You know you’re a submariner’s wife if:

* You use the words poopie suit, duty, head, cover, O dark thirty and

field day in a non perverse way on a daily basis.

* You lost count of the number of times you’ve been on board “The

world’s most powerful warship”

* You know what time the mid watch is.

* You’ve stayed awake during the mid watch to talk to your husband on

the phone.

* You’ve eaten in crews mess and wonder how they could mess up a

salad.

* You’ve super glued, ironed on, or velcroed a patch onto a uniform

(or conned the local seamstress to make it right by tomorrow and she gets

double the price)

* You’ve lived in any or all of the following cities; Norfolk, VA. St. Marys, GA., Charleston, SC., Virginia Beach, VA., Groton, CT., Bangor, WA., Saratoga, NY., San Diego, CA., and Pearl Harbor, HI.

* You think the day after duty is a special holiday.

* You know the difference between a mini-day liberty after field day

and fast cruise.

* Your husband has ever uttered the words “I’m not at liberty to say”.

* You can pack a sea bag in under 10 minutes.

* You know what a TLD, LES and TVQ are, but you don’t know what the

letters stand for.

* You’ve stood on the pier despite snow and rain to watch the boat

pull in.

* Anything less than 30 days doesn’t really count as a patrol.

* The other crew/division always gets the better deal.

* You know at least 10 guys you would consider friends of the family

and yet you still don’t know their first names.

* You send emails religiously to a system you know is broken.

* You expect an email everyday from a system you know is broken.

* You’ve spent more months of your marriage apart than you have

together.

* You’ve actually grown to like sleeping alone despite the fact you

know you are married and he will possibly share that bed 110 days of 365.

* You use a phone tree or you are a phone tree caller

* You have your ombudsman’s number programmed into your phone only

because “something might happen and she is your only contact that can

successfully reach the captain”.

* You know what “boat smell” is.

* You know what month it changes from dress whites to dress blues and

back again.

* You give him a kiss and a smile when you drop him off at the

turnstiles and wonder why surface fleet entries aren’t the same.

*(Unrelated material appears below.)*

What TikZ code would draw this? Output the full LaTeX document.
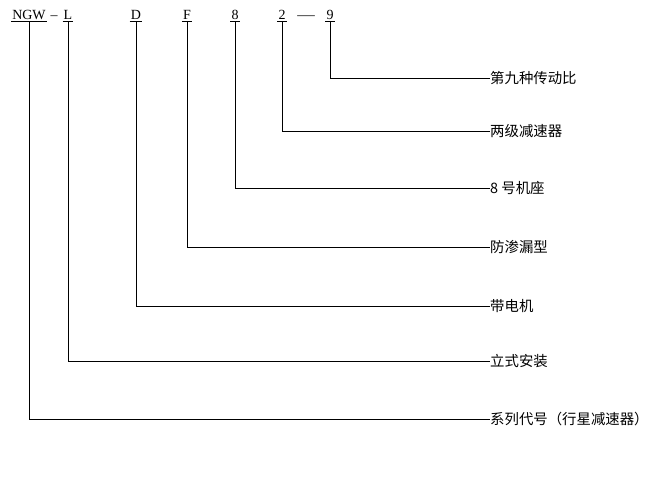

(and then cry all the way home)

* You know what it means when your child says “daddy has

duty…again??” and proceed to take out all their frustrations on you.

* You know the differences between 3 section and 4 section duty.

* You can honestly accept phone calls, snail mail and webcams are

purely a surface luxury.

* You have told a creditor “No, really, I don’t have power of attorney

because he had to work every day until O dark thirty for 6 weeks prior to

this deployment but if you want your money you better tell me what the

problem is”.

* You look at your dog or cat as a “Partner in life”.

* You’ve listened to a surface fleet wife say “it’s been 2 days and I

haven’t heard anything from him” and wanted to punch her.

* You have asked the toilet “Why do you do this every time he leaves?”

(and the air conditioner, the garage door opener and the dryer, etc.)

* You check your email every 10 minutes by hitting the send/receive

button convincing yourself it has to be the server.

* You continue to miss and love the absent best friend and husband you

know that endures the bare minimum of life’s luxuries to keep his family and

this country safe.

* You have accepted the fact that no one will ever understand the

loneliness, pain and suffering your heart endures no matter how much they

say “I can imagine what it feels like.”

* Your husband/mate keeps a watch that counts down his time until

shore duty/EAOS to the second.

* You spend a majority of the time answering “I don’t know” to the

following questions: When will he be home? Will you make it for the

wedding? Can we book the hotel rooms for you now? Will you be here for the

family reunion? Will you make it to see us this year?

* You know the homecoming in a submariner’s life is the one thing that

makes it justified and how many hours you spend picking out the right outfit

no matter how unrecognized by the media.